根据1899年3月改订的《东亚同文会会则》,在外支部设支部长一名,事务员若干名,其支部长由东亚同文会本部干事兼任;在外支部均由本部维持,而在华各支部则由上海支部负责联络。各支部隔周须向本部定期报告,遇有紧急必要事件应临时报告。在华各支部除向本部报告外,遇有必要事件,还应向上海支部报告。上海支部则应将该报告通报有关各支部。[9]

  东亚同文会广东支部除高桥谦任支部长外,另派原口闻一为事务员[10];原来任教于万木草堂、后任澳门《知新报》记者的田野橘次,实际上也参与广东支部的活动。[11]严格说来,该支部正式成员仅此三人。但按照东亚同文会的计划,要派遣若干名“广东留学生”,其资格为身体强壮,精神确实,高等普通学校毕业,懂英语,年龄在27岁以上。[12]所派桥本金次、内田长二郎、熊泽纯之助、山下稻三郎、远藤隆夫、松冈好一等六人,均陆续加入东亚同文会为正式会员。[13]他们除承担学习粤语的义务外,所起的作用与事务员并无二致。

第二节 事业

根据东亚同文会的计划,在清支部主要举办以下事业:一、调查管辖区域内的各种事务。二、与清国人秘密交际联络,提携共济,举办实事。三、以支部为单位,各培养日本俊秀子弟十人,精通南北各地的语言情事,以备他日有用之选。四、适当地培养熏陶人数不定的清国有为子弟。五、在各形胜枢要之地发行报纸杂志,作为启发诱导的机关,成为清国舆论的木铎。[14]其中派遣留学生学习中国方言一事,主要由上海支部和广东支部承担。

在政府方面提供的国库补助金落实后,1899年4月13日,东亚同文会召开干事会,议决选定清国派遣员和广东留学生资格条件等事项。[15]同年5月,在清各支部的支部长宗方小太郎、中西正树、井手三郎、高桥谦等人在上海会合,磋商各项事务并做好创办支部的准备工作后,即分别向就任地出发。[16]6月18日,东亚同文会在向岛八百松楼为原口闻一等四位清国派遣员举行送别会,会后各派遣员陆续出发赴任。[17]

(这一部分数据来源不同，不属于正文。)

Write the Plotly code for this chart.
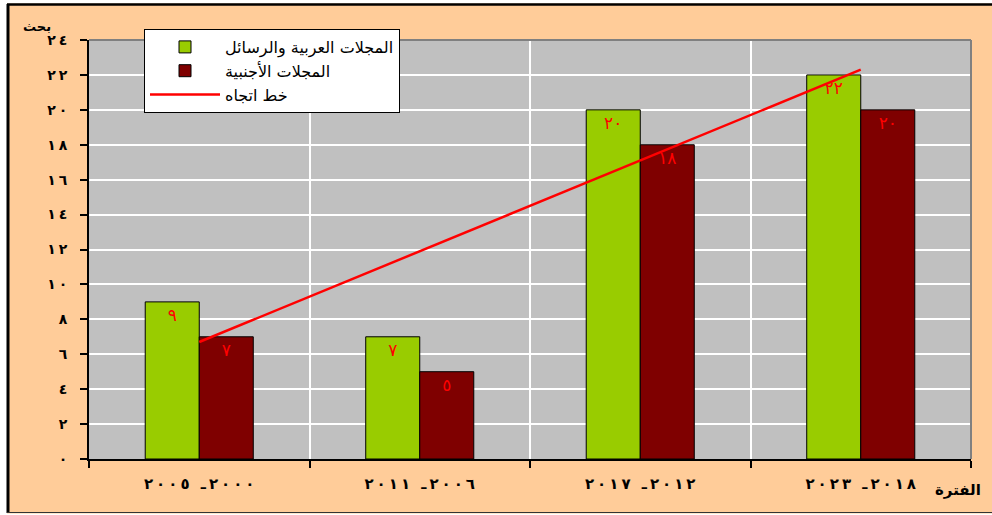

在东亚同文会广东支部负责的事务中,培养学习广东方言的日本留学生具有特殊的重要性。高桥谦的身份,即为留学生监督兼支部长。[18]按照最初的计划,该会与其他各在清支部一样,从本部领取创立费金500圆(重庆派出所为金300圆),而经常费为每月620圆,年度共7440圆,少于上海支部的8400圆,多于重庆派出所的1800圆。每月经常费的具体预算为:房租70圆,支部员津贴250圆(支部长200圆,事务员50圆),学徒培养费(10人)150圆,各项杂费150圆。实际上1899年度的预算仅广东留学生一项即达3850圆,除去500圆来华旅费外,经常费共3350圆,其中留学生给费1200圆(以每人每月20圆计,预算共5人,实为6人),监督津贴600圆,房租600圆,修学旅费、医疗费及预备费等共950圆。这一时期实际支出的“广东教育事业”费为3600圆,其中绝大部分应是用于粤语留学生。[19]也就是说,该支部预算的一半以上用于粤语留学生的培养及其活动。